Work instructions: Copy out the whole listing exactly as written, leaving the pictures behind.

Data excerpt:
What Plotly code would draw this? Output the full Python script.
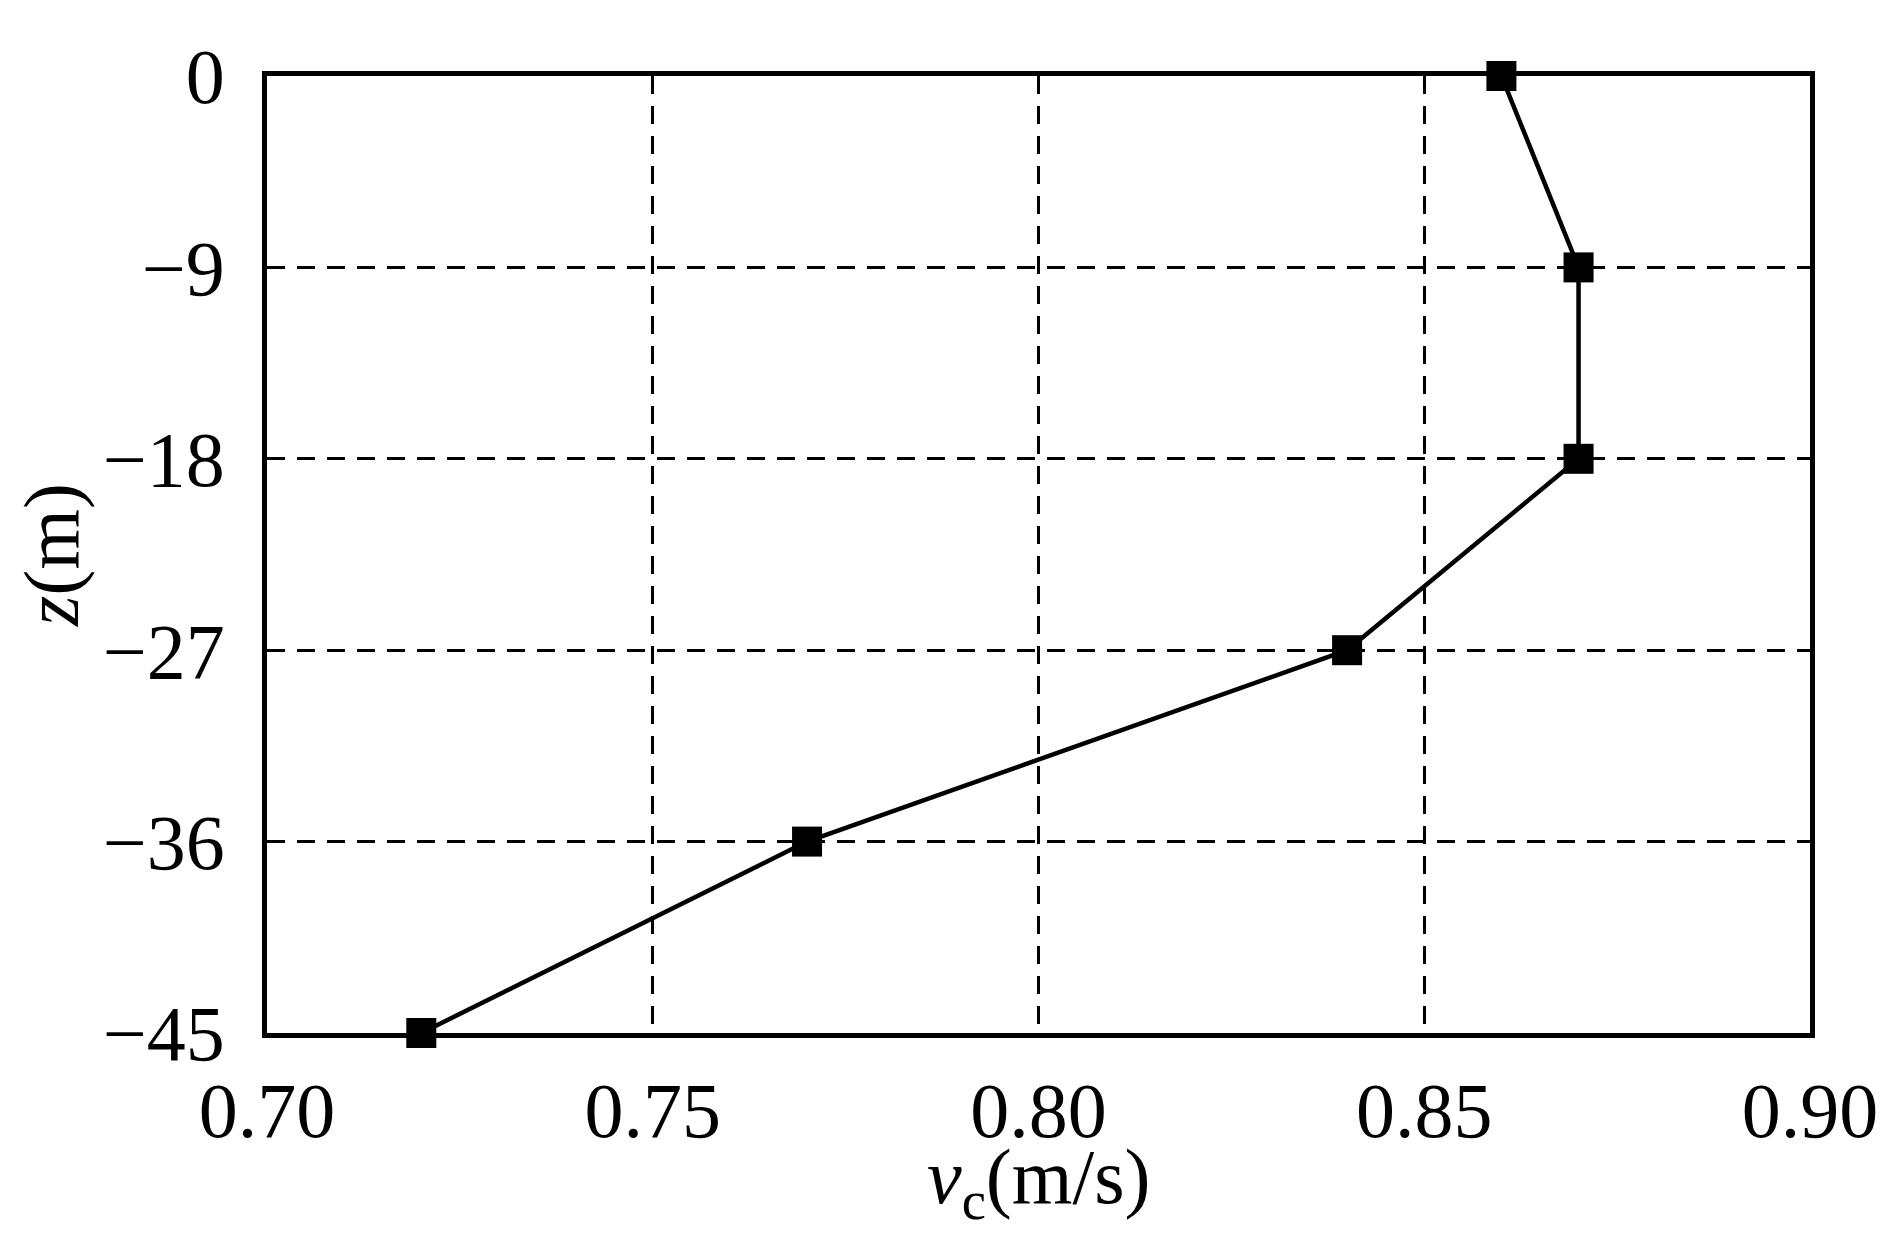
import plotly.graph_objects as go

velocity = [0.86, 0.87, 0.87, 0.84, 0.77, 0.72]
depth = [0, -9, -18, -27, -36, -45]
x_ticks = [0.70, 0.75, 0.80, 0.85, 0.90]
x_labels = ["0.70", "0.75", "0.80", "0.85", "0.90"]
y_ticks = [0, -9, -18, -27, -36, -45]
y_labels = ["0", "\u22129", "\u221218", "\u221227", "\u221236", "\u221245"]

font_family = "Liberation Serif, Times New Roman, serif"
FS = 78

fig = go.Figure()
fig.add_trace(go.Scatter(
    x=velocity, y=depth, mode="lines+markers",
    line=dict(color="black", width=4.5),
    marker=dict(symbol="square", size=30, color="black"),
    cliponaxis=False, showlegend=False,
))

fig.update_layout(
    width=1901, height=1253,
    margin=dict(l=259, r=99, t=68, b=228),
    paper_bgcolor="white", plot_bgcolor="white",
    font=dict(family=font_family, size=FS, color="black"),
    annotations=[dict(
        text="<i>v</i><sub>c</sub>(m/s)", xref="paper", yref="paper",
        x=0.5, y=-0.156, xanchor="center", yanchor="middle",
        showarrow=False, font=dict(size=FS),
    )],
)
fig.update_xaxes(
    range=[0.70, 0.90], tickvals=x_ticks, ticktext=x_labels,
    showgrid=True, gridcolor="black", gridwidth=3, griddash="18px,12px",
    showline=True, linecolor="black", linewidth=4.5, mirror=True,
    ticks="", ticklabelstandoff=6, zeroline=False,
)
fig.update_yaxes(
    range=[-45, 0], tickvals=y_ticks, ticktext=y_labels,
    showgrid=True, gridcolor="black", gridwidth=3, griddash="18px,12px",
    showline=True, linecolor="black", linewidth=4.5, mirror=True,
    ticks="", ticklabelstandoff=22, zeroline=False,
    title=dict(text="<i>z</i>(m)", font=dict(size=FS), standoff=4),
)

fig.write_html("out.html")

Answer for this exercise:
What Plotly code would draw this? Output the full Python script.
import plotly.graph_objects as go

velocity = [0.86, 0.87, 0.87, 0.84, 0.77, 0.72]
depth = [0, -9, -18, -27, -36, -45]
x_ticks = [0.70, 0.75, 0.80, 0.85, 0.90]
x_labels = ["0.70", "0.75", "0.80", "0.85", "0.90"]
y_ticks = [0, -9, -18, -27, -36, -45]
y_labels = ["0", "\u22129", "\u221218", "\u221227", "\u221236", "\u221245"]

font_family = "Liberation Serif, Times New Roman, serif"
FS = 78

fig = go.Figure()
fig.add_trace(go.Scatter(
    x=velocity, y=depth, mode="lines+markers",
    line=dict(color="black", width=4.5),
    marker=dict(symbol="square", size=30, color="black"),
    cliponaxis=False, showlegend=False,
))

fig.update_layout(
    width=1901, height=1253,
    margin=dict(l=259, r=99, t=68, b=228),
    paper_bgcolor="white", plot_bgcolor="white",
    font=dict(family=font_family, size=FS, color="black"),
    annotations=[dict(
        text="<i>v</i><sub>c</sub>(m/s)", xref="paper", yref="paper",
        x=0.5, y=-0.156, xanchor="center", yanchor="middle",
        showarrow=False, font=dict(size=FS),
    )],
)
fig.update_xaxes(
    range=[0.70, 0.90], tickvals=x_ticks, ticktext=x_labels,
    showgrid=True, gridcolor="black", gridwidth=3, griddash="18px,12px",
    showline=True, linecolor="black", linewidth=4.5, mirror=True,
    ticks="", ticklabelstandoff=6, zeroline=False,
)
fig.update_yaxes(
    range=[-45, 0], tickvals=y_ticks, ticktext=y_labels,
    showgrid=True, gridcolor="black", gridwidth=3, griddash="18px,12px",
    showline=True, linecolor="black", linewidth=4.5, mirror=True,
    ticks="", ticklabelstandoff=22, zeroline=False,
    title=dict(text="<i>z</i>(m)", font=dict(size=FS), standoff=4),
)

fig.write_html("out.html")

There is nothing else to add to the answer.